American Busboy, by Matthew Guenette. The University of Akron Press, 2011. $14.95, 64 pages.
American Busboy is an edgy take on the highs and lows of thankless work. Matthew Guenette dives deep into the service industry, unearthing the strange dynamics created by what many never question: a night out at a restaurant. These poems are told from the perspective of one of a restaurant’s lowliest workers, the busboy. While running between the front and back of house, he doesn’t interact with customers but observes the management, the servers, and the tourists with microscopic precision, finding humor, romance, and injustice in a place tastelessly called The Clam Shack.

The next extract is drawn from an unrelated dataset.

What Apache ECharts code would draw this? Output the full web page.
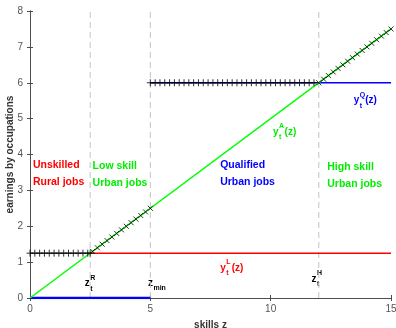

The poems are cleverly titled with phrases that the service industry world revolves around: trainings, smoke breaks, and holidays. An image-rich book that draws strength from actions and reactions, Guenette’s poems are often fast paced and repetitive, mimicking the life of service industry staff and drawing the reader into this world. Guenette seems to borrow language from menu descriptions, such as in “–Memorial Day–” when he writes “you are encircled by sizzling / snapping scallops,” the alliteration is as cheesy as an Applebee’s advertisement.
Poems in this collection are not concerned with the positive portrayal of food and the serving of it; instead they center on gritty behind-the-scenes happenings. Food, when featured in a poem, often is done so in a revolting way, as seen in the poem “–Epic–” when a clam roll is described as:
pissing lemon juice
down the French
fries’
crinkled leg
These lines convey the attitude of the busboy, the disgust he has for the environment he finds himself in. Relationships between customers and staff are also explored throughout the book, through the eyes of the busboy who fantasizes in “–Smoke Break –” about customers “zip-tied & stuffed in / the trunk of a car speeding back / to Massachusetts.” This morbid fantasy shows that Guenette understands the stressed worker who finds comfort in imagining alternatives when escaping the hectic scene for a quick cigarette. By couching cruel realities of restaurant work in dark humor, his critique of an unbalanced relationship between the served and the server becomes easier for readers to swallow.
In addition to the clashes of status shown between worker and customer, the overall restaurant hierarchy is given attention. In “–General Attributes–” the origin of the word busboy is questioned. Guenette proposes that “It means nowhere in sight, / stealing your tips, / seeker of the waitress panties,” showing the lowliness of the position and milking its clichés for all they are worth. Priorities are questioned in Guenette’s poems as his verse often contrasts large ideas with minor restaurant problems. “–National Flag Week–” features a hostess in action “apologizing for disappointing fried clams / apologizing for fried clams that have underachieved,” raising the question of what it is to disappoint, and why one would care so much about a fried food not achieving its maximum potential.
Unrealized potential becomes a recurring theme in the collection. In “–Name Your Poison–” the busboy is shown to be:
belittled & battered & brain-
bashed out
bewildered & sorrowed
like something beached
waiting for the end
of a shift
This description, heavy on alliteration and quite violent, equates the busser with what he spends his time cleaning up: dead animals dragged out of the ocean. Despite this, or possibly because of it, these poems root for the underdog, showing the hung-over employee more favorably than the disgruntled customer. In doing this, Guenette takes the risk of alienating readers who may not appreciate the way he portrays customers, and the way he embraces some stereotypes of restaurant workers may be off-putting for service industry professionals who don’t indulge in drugs, booze, or have a general disdain for those that they serve.
This is an unavoidable risk, though, as the poems in American Busboy are concerned with giving voice to the unheard worker who is smart and quick-witted. One of the most enticing poems of this collection, “–The Weekly Week–,” makes reference to literary luminary Allen Ginsberg, borrowing from the opening lines of “Howl” to set the scene:
I saw the best minds
of my generation lobster-
bibbed
& buttered,
heard its voices
mushroom-clouded
& bused through
This portrayal of the busboy as not merely disgruntled, but as someone who is out of place and aware that he, like the fried clams being eaten around him, has underachieved and knows he has disappointed people adds more weight to these poems and opens them up for a more serious read. American Busboy portrays waitresses as powerful creatures, managers as incompetent assholes, and little things like clam strips as earth-shatteringly important. Guenette has taken status and flipped it: he’s analyzed what many never question, and has turned the busboy into a poet who could do more with his life but doesn’t.